Charts and diagrams as code
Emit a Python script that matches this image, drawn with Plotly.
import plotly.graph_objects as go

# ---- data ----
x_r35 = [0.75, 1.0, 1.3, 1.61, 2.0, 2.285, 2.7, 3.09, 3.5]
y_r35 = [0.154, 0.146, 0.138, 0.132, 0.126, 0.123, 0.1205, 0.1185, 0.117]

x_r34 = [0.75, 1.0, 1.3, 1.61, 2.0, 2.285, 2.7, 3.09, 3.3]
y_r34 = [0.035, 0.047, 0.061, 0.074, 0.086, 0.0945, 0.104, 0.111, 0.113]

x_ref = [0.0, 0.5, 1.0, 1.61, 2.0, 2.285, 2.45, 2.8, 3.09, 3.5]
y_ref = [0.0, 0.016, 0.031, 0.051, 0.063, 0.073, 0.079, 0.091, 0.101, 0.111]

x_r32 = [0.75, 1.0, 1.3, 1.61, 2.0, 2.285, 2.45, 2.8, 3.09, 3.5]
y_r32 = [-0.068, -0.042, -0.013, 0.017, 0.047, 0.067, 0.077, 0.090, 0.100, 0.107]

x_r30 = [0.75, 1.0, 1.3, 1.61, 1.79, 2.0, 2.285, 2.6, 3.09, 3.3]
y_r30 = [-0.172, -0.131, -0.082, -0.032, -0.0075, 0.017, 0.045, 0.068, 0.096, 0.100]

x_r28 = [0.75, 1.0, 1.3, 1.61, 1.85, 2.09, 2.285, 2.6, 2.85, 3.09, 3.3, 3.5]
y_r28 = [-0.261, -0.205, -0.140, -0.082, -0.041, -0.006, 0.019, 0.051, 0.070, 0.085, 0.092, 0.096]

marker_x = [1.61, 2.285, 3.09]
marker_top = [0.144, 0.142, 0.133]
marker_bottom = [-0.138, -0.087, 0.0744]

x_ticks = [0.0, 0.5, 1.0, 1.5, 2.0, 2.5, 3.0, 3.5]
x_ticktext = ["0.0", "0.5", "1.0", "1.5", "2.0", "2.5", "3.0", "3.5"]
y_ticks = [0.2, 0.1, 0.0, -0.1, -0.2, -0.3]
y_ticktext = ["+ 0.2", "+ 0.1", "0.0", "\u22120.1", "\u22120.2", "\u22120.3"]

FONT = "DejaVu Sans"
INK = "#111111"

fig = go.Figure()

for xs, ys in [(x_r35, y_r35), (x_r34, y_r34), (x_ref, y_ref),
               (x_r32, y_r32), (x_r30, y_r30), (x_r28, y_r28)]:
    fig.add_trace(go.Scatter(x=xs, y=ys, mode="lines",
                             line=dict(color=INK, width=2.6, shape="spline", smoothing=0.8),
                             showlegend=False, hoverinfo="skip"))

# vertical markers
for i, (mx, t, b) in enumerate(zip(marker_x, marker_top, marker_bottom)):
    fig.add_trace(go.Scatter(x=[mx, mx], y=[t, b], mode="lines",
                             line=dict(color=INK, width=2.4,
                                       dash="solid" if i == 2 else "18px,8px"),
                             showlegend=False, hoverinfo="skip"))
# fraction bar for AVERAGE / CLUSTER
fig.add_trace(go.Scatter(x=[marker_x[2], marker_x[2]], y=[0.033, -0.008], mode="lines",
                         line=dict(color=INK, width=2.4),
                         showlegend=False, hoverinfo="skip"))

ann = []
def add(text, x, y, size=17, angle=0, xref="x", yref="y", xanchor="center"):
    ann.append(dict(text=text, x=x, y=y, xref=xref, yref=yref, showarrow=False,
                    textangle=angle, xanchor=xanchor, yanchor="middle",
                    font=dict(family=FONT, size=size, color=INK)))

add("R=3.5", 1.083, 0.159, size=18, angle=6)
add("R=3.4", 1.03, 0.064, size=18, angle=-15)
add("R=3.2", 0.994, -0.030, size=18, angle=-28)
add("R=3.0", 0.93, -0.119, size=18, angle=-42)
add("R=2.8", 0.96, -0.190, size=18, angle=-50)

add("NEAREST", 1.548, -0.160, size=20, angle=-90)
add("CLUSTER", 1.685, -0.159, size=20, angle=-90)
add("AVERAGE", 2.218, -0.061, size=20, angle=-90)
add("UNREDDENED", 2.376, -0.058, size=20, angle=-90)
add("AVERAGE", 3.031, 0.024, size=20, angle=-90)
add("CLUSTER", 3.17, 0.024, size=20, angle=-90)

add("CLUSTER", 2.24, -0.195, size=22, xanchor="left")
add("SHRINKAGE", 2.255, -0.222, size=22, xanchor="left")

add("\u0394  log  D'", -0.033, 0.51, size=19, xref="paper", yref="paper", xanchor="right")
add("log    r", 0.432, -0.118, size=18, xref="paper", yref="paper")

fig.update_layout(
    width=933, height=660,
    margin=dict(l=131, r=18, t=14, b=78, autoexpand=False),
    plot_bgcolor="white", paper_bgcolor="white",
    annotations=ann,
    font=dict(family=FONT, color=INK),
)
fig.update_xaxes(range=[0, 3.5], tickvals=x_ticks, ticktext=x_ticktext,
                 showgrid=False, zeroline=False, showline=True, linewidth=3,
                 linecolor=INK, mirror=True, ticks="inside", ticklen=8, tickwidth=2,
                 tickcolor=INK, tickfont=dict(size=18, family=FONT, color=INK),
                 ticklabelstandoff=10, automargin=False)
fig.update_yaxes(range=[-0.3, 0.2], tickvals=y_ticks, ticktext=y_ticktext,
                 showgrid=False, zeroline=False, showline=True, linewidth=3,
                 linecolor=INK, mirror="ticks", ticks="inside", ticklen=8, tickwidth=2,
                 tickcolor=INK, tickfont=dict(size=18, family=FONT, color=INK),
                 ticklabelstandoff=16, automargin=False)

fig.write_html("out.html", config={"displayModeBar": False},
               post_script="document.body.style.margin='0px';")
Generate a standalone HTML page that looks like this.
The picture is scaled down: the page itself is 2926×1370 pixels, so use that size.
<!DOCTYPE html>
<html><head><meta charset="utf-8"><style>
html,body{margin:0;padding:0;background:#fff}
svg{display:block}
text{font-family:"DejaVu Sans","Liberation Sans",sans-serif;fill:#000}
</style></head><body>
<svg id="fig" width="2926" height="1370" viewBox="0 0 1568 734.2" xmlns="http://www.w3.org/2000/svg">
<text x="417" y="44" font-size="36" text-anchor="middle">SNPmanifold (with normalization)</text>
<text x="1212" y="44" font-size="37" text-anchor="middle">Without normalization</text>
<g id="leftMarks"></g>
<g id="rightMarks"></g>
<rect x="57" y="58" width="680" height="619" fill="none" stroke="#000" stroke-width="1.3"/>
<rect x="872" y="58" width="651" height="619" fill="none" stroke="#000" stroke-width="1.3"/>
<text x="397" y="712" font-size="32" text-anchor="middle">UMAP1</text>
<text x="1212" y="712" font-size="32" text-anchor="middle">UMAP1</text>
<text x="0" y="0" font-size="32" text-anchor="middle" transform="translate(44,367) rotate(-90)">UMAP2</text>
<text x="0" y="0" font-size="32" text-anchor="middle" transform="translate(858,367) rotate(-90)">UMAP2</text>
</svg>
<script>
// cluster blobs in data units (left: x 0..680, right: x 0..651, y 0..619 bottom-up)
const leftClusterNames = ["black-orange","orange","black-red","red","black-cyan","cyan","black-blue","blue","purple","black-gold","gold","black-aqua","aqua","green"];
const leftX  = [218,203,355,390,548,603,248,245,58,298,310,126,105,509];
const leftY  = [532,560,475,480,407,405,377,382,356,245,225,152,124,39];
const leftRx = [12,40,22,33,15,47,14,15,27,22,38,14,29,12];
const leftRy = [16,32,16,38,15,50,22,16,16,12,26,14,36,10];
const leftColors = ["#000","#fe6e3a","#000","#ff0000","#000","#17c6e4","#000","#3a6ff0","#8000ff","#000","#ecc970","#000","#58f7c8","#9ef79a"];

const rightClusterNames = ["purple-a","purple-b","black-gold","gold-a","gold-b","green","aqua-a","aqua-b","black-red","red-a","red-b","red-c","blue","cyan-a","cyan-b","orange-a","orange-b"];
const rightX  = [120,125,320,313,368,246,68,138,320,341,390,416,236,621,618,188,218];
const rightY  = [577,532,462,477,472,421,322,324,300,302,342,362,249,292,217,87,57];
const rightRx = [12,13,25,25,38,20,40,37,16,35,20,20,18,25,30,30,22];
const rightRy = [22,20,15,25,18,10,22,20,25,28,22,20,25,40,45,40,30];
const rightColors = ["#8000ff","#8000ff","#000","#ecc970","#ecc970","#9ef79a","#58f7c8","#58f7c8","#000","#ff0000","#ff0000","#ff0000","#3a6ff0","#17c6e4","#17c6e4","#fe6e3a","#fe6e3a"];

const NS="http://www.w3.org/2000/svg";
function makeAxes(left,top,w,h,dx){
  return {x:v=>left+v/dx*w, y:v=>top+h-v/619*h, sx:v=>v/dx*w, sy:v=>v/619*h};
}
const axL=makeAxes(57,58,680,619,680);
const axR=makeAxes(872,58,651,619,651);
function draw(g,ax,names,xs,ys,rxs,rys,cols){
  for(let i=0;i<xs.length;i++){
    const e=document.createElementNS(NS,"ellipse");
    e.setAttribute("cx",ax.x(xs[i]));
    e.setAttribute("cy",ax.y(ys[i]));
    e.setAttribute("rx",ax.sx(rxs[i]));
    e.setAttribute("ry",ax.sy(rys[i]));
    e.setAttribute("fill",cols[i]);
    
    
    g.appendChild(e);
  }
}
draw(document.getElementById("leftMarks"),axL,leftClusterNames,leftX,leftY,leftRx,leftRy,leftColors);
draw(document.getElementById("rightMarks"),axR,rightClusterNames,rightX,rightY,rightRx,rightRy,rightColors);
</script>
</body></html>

- _What the task asks_: Starting at the first line of the listing, retype every line up to and including the one with "0.104, 0.111, 0.113]".

- _Reply to the task_:
Emit a Python script that matches this image, drawn with Plotly.
import plotly.graph_objects as go

# ---- data ----
x_r35 = [0.75, 1.0, 1.3, 1.61, 2.0, 2.285, 2.7, 3.09, 3.5]
y_r35 = [0.154, 0.146, 0.138, 0.132, 0.126, 0.123, 0.1205, 0.1185, 0.117]

x_r34 = [0.75, 1.0, 1.3, 1.61, 2.0, 2.285, 2.7, 3.09, 3.3]
y_r34 = [0.035, 0.047, 0.061, 0.074, 0.086, 0.0945, 0.104, 0.111, 0.113]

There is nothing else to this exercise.